-- start DATA EXCERPT --

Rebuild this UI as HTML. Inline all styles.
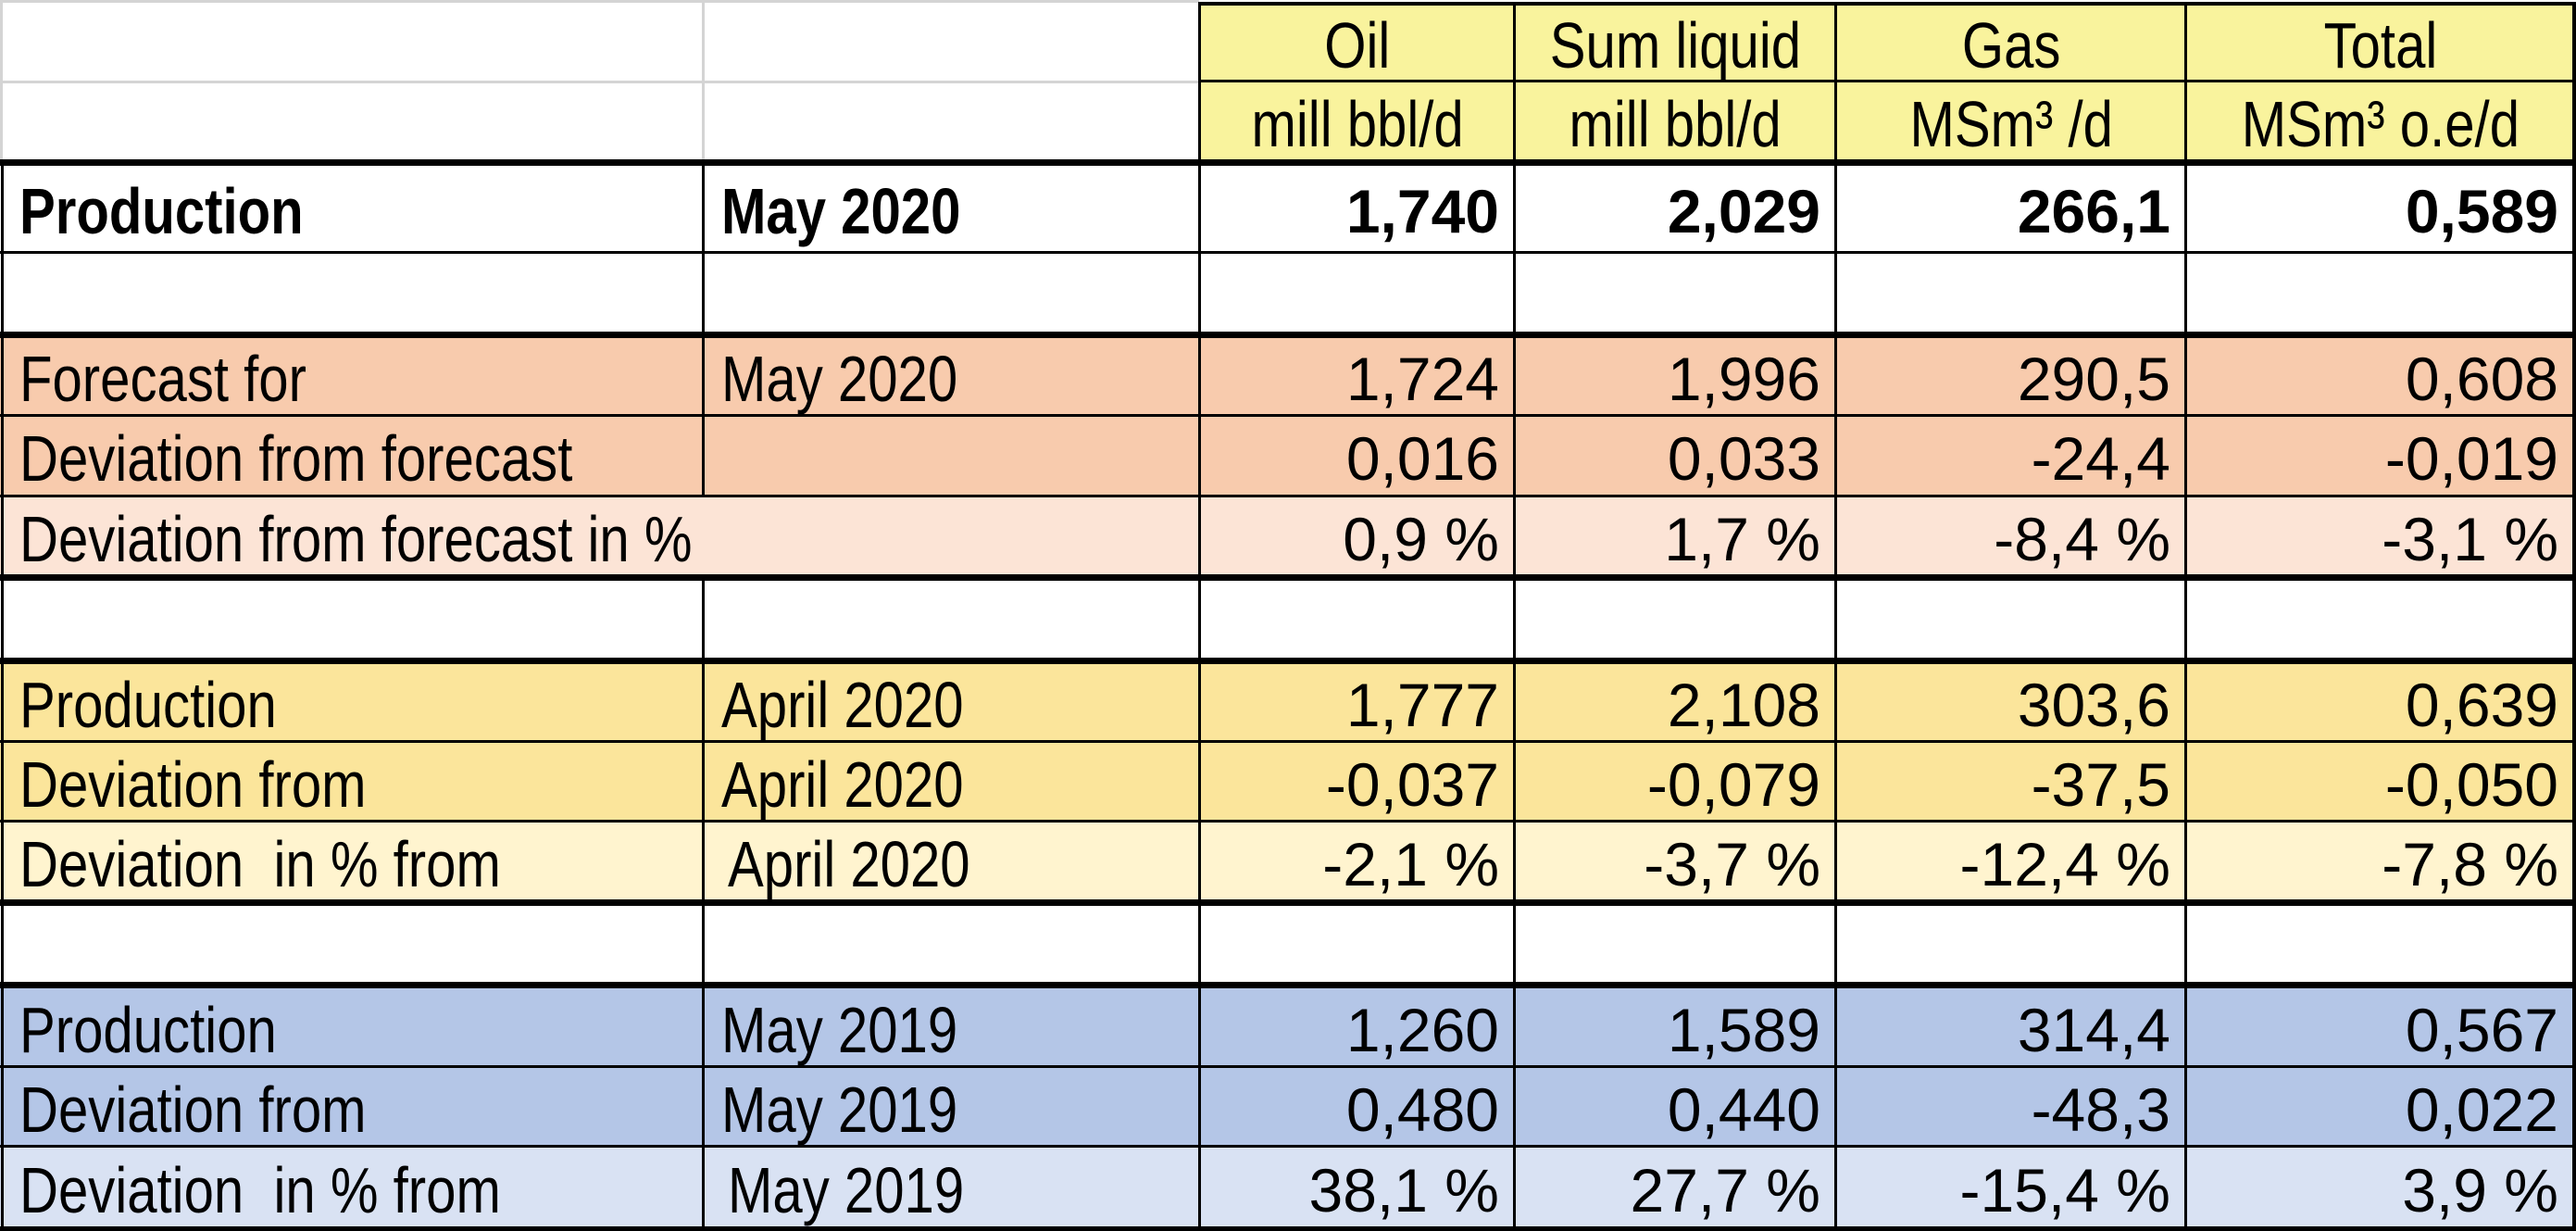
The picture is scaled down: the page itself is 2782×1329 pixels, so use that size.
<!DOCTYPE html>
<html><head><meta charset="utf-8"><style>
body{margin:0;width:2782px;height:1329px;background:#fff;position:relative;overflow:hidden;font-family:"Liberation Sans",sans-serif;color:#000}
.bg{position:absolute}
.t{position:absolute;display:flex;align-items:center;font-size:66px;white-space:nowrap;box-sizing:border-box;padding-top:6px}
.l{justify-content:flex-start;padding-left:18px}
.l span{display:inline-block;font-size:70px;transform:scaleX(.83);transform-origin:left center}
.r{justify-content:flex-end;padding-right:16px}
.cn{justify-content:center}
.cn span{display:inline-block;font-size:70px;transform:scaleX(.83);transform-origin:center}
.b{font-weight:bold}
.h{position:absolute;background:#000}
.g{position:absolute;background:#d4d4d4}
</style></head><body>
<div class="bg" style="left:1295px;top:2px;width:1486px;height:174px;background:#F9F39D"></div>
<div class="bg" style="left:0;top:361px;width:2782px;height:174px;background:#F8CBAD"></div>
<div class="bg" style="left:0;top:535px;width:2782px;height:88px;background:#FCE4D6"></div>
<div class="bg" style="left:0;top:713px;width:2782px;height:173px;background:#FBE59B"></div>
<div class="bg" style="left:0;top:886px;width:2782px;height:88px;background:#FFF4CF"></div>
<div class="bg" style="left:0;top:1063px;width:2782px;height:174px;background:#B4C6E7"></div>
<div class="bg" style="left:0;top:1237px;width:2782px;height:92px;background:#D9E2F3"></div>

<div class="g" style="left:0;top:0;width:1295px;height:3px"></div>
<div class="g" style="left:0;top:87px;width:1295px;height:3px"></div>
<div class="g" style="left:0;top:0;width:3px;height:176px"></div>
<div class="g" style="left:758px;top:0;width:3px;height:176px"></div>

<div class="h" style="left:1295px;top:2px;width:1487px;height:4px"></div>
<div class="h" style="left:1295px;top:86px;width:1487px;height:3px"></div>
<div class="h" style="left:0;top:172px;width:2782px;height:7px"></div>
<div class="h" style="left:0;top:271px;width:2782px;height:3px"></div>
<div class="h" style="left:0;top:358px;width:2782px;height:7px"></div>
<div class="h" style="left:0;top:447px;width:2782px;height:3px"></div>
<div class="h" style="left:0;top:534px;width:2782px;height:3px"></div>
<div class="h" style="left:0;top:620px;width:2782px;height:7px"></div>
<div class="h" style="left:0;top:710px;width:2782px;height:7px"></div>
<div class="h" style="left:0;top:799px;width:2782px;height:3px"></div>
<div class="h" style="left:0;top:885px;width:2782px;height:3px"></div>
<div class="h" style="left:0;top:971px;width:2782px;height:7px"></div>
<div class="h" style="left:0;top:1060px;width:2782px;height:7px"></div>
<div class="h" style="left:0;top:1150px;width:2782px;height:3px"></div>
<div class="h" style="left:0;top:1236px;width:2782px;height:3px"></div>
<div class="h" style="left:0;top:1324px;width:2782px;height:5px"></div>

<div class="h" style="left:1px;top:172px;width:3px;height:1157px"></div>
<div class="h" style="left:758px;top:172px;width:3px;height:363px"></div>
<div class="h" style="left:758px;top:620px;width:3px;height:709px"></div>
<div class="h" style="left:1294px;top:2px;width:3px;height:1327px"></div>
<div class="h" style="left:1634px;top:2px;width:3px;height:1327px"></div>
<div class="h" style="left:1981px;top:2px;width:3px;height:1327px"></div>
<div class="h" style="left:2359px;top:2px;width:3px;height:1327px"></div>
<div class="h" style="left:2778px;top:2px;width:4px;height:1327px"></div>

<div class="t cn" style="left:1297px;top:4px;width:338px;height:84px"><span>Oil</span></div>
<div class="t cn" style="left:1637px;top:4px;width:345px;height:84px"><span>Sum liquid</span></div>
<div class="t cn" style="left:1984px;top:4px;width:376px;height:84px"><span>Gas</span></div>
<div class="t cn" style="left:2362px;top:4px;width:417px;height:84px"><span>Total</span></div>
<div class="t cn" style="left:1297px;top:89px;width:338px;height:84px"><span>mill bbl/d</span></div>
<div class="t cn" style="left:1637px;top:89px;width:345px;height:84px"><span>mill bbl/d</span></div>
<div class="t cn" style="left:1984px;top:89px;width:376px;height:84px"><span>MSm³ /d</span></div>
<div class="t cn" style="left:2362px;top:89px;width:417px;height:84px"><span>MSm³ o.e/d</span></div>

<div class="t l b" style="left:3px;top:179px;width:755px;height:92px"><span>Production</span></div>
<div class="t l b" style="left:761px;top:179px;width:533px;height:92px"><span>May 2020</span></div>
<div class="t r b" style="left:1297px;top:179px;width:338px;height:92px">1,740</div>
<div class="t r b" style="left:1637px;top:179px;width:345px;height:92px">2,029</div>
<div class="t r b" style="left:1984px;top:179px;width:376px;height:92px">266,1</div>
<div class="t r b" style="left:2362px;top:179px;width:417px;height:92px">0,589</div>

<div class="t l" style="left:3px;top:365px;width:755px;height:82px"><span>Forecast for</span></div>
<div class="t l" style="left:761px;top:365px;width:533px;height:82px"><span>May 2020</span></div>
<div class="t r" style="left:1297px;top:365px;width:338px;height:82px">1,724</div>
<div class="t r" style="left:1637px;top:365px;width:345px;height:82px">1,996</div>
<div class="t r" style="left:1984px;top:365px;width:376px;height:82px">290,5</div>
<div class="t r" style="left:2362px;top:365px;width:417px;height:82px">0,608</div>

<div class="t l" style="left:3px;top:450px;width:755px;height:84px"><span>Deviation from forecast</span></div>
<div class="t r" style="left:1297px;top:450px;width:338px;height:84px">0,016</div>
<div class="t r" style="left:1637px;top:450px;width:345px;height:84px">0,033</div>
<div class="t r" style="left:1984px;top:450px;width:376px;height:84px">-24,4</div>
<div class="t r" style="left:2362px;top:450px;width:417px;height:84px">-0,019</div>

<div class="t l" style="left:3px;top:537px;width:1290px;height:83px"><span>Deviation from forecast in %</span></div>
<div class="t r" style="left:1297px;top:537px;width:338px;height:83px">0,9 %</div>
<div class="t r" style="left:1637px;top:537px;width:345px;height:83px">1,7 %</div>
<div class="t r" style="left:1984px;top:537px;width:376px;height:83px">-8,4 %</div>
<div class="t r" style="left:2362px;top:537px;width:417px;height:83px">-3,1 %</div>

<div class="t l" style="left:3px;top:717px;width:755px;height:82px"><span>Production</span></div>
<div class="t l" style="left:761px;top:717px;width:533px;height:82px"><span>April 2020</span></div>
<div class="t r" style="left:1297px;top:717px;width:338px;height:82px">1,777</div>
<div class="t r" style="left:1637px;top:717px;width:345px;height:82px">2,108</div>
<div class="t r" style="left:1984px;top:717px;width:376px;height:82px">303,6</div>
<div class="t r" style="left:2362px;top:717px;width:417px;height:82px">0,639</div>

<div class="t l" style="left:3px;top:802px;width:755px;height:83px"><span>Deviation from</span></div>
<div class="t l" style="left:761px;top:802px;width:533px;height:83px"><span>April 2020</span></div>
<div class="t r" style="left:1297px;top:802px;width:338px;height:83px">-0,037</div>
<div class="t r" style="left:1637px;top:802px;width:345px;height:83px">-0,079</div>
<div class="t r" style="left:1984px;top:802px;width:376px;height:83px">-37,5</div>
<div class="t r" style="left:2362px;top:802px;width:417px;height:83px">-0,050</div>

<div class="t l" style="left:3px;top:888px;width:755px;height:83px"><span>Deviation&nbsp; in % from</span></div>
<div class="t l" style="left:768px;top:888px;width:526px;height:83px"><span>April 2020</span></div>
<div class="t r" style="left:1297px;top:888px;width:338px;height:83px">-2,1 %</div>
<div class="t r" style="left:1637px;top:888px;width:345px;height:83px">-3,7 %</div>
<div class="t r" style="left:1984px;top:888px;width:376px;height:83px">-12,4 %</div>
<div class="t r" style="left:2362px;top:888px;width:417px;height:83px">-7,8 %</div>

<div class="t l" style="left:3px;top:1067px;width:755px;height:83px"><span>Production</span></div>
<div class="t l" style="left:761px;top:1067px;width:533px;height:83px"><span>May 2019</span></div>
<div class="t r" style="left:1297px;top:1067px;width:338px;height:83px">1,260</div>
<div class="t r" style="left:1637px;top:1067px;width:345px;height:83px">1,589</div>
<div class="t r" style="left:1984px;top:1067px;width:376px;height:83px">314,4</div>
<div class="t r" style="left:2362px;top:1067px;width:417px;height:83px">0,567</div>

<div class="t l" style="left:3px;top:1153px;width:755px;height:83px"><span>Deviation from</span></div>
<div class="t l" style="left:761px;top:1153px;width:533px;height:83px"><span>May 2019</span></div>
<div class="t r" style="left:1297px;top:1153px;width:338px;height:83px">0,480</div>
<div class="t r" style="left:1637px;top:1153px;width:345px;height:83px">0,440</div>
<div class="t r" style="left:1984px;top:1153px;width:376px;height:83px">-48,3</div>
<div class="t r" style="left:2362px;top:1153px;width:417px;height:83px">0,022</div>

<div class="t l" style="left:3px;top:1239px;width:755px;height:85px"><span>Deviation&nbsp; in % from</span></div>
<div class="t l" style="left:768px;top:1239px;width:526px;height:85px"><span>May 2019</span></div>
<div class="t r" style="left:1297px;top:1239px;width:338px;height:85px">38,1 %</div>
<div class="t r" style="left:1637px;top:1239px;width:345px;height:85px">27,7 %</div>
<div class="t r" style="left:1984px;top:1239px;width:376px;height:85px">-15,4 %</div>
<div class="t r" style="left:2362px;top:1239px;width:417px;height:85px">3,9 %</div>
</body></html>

-- end DATA EXCERPT --

• BRIEF: Every line holding "size" should be copied out.

• FULL SOLUTION:
The picture is scaled down: the page itself is 2782×1329 pixels, so use that size.
.t{position:absolute;display:flex;align-items:center;font-size:66px;white-space:nowrap;box-sizing:border-box;padding-top:6px}
.l span{display:inline-block;font-size:70px;transform:scaleX(.83);transform-origin:left center}
.cn span{display:inline-block;font-size:70px;transform:scaleX(.83);transform-origin:center}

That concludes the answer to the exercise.